Trente ans après que le leader de Nirvana s’est donné la mort, le 5 avril 1994, à 27 ans, beaucoup de choses ont été écrites à son sujet. Mais pas tellement sur son féminisme. Il infuse pourtant les idées et la musique de Kurt Cobain.
Août 1990. Au sein de la ville d’Olympia, dans l’État de Washington, aux États-Unis, ouvre un faux centre d’aide pour les adolescentes enceintes tenu par des militant·es pro-vie. Un soir, révoltée et légèrement enivrée par la bouteille de whisky qu’elle buvait, Kathleen Hanna, la chanteuse du groupe de rock Bikini Kill, décide d’aller vandaliser le lieu. Elle entraîne avec elle son ami Kurt Cobain, leader de Nirvana, qui n’a alors pas encore explosé sur la scène musicale. Elle écrit sur la devanture “Fausse clinique d’avortement”. Lui est “plus créatif”, raconte-t-elle dans le livre Everybody Loves Our Town, paru en 2011. Avec de la peinture rouge, il inscrit en immense le message : “Dieu est gay.” “Nous étions deux jeunes féministes en colère”, explique Kathleen Hanna, qui inspirera cette même nuit au chanteur le titre de son hymne Smells Like Teen Spirit.
Trente ans après qu’il s’est donné la mort, le 5 avril 1994, à 27 ans, beaucoup de choses ont été écrites sur Kurt Cobain. Mais son féminisme n’est pas l’élément biographique le plus mis en avant.

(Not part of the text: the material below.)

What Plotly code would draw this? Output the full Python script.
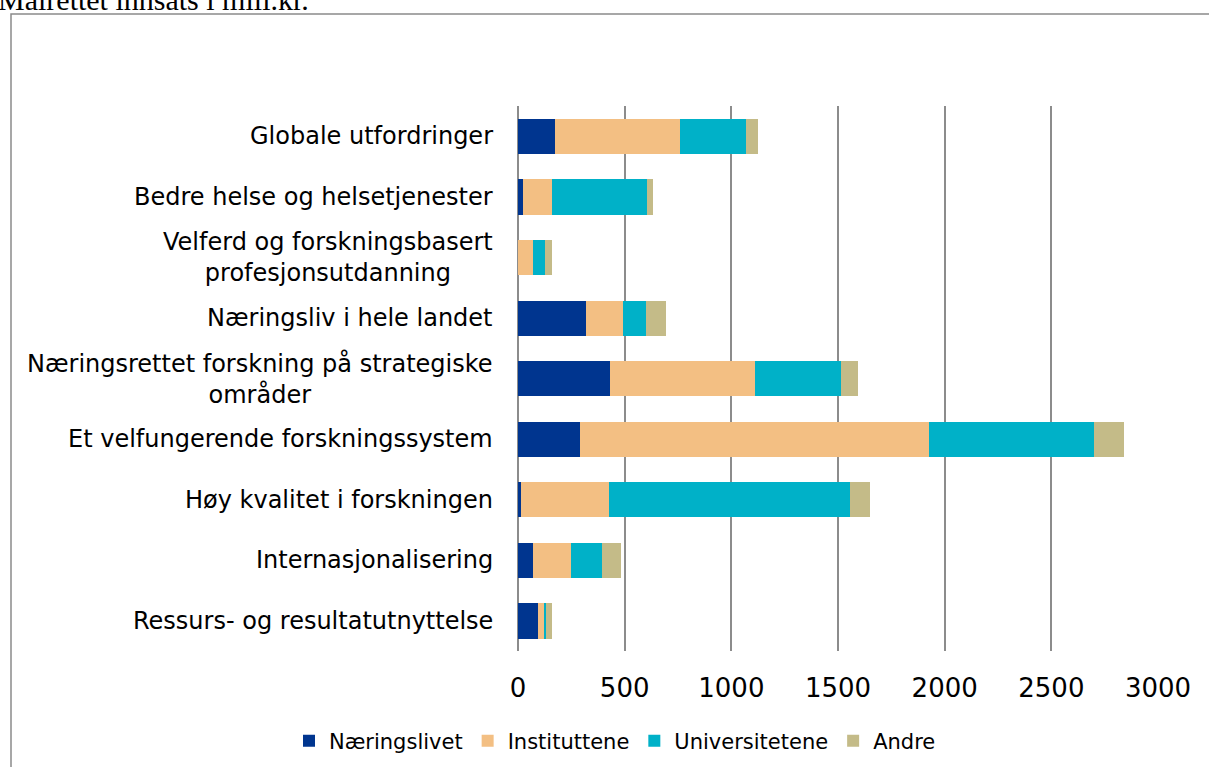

Il infuse pourtant ses idées et sa musique, comme en attestent des extraits de son journal intime, publié après son suicide, récemment partagés par le journaliste Matthieu Culleron sur France Inter : “Puissent les femmes gouverner le monde”, “J’aime savoir que les femmes sont généralement supérieures aux hommes et moins violentes qu’eux” ou encore “Il est presque impossible de déprogrammer l’oppresseur mâle, en particulier lorsqu’il a été biberonné au sexisme de génération en génération.”
“Kurt Cobain s’inscrit dans un mouvement hérité du punk qui était extrêmement anarchiste et féministe, souligne Johanna Luyssen, journaliste et autrice des 30 féministes que personne n’a vus venir (Le Contrepoint), paru en 2015 et dans lequel elle évoquait déjà le féminisme de Cobain. On oublie parfois, parce qu’on a une vision masculine de ce genre musical, qu’il y avait le mouvement des Riot Grrrl. Kurt Cobain avait noué une amitié très forte avec Kathleen Hanna, grande figure féministe, et sortait avec une autre membre des Bikini Kill, Tobi Vail. Il nageait vraiment dans ce milieu et en a épousé le militantisme. Il était très déconstruit.”
Des textes féministes forts
“Adolescente dans les années 1990, j’écoutais beaucoup Nirvana. Je ne me suis jamais sentie exclue en tant que femme. Je n’ai jamais eu l’impression qu’il s’agissait d’un groupe macho ou viriliste qui m’était hostile. J’ai, au contraire, toujours trouvé qu’il faisait preuve d’une rare sensibilité, de subtilité et d’un certain respect”, se souvient Johanna Luyssen.
Dans plusieurs chansons de Nirvana, Kurt Cobain aborde des thématiques féministes et fait partie des rares artistes masculins, de la scène rock, sensibles à la question du viol. Rape Me, sortie en 1993, avait été comprise comme “une ode” aux violences sexuelles alors que c’était tout le contraire, assure Johanna Luyssen. Sur scène, le leader du groupe n’a pas hésité à clarifier ses intentions. Dans une captation de l’un de ses concerts, il lançait, avant de jouer le titre : “Ce morceau est à propos de mecs poilus, machos, qui puent la transpiration et qui violent.”
Deux ans avant, la chanson Polly dénonçait également un viol. En s’inspirant du calvaire d’une adolescente de 14 ans, kidnappée et violée, Kurt Cobain se plaçait du point de vue du violeur dans son texte pour dénoncer l’atrocité de l’acte. “Le viol est l’un des crimes les plus terribles sur terre. Le problème c’est qu’on essaie d’éduquer les femmes pour leur apprendre à se défendre. Alors qu’il faudrait plutôt enseigner aux hommes à ne pas violer. Il faut aller à la source et commencer par là”, expliquait à l’époque le chanteur au magazine musical américain NME. Des propos forts de Kurt Cobain, qui dénotent bien ses idées féministes, méconnues ou oubliées, et qui sont à célébrer autant que son apport à la musique, en ce triste anniversaire de sa mort.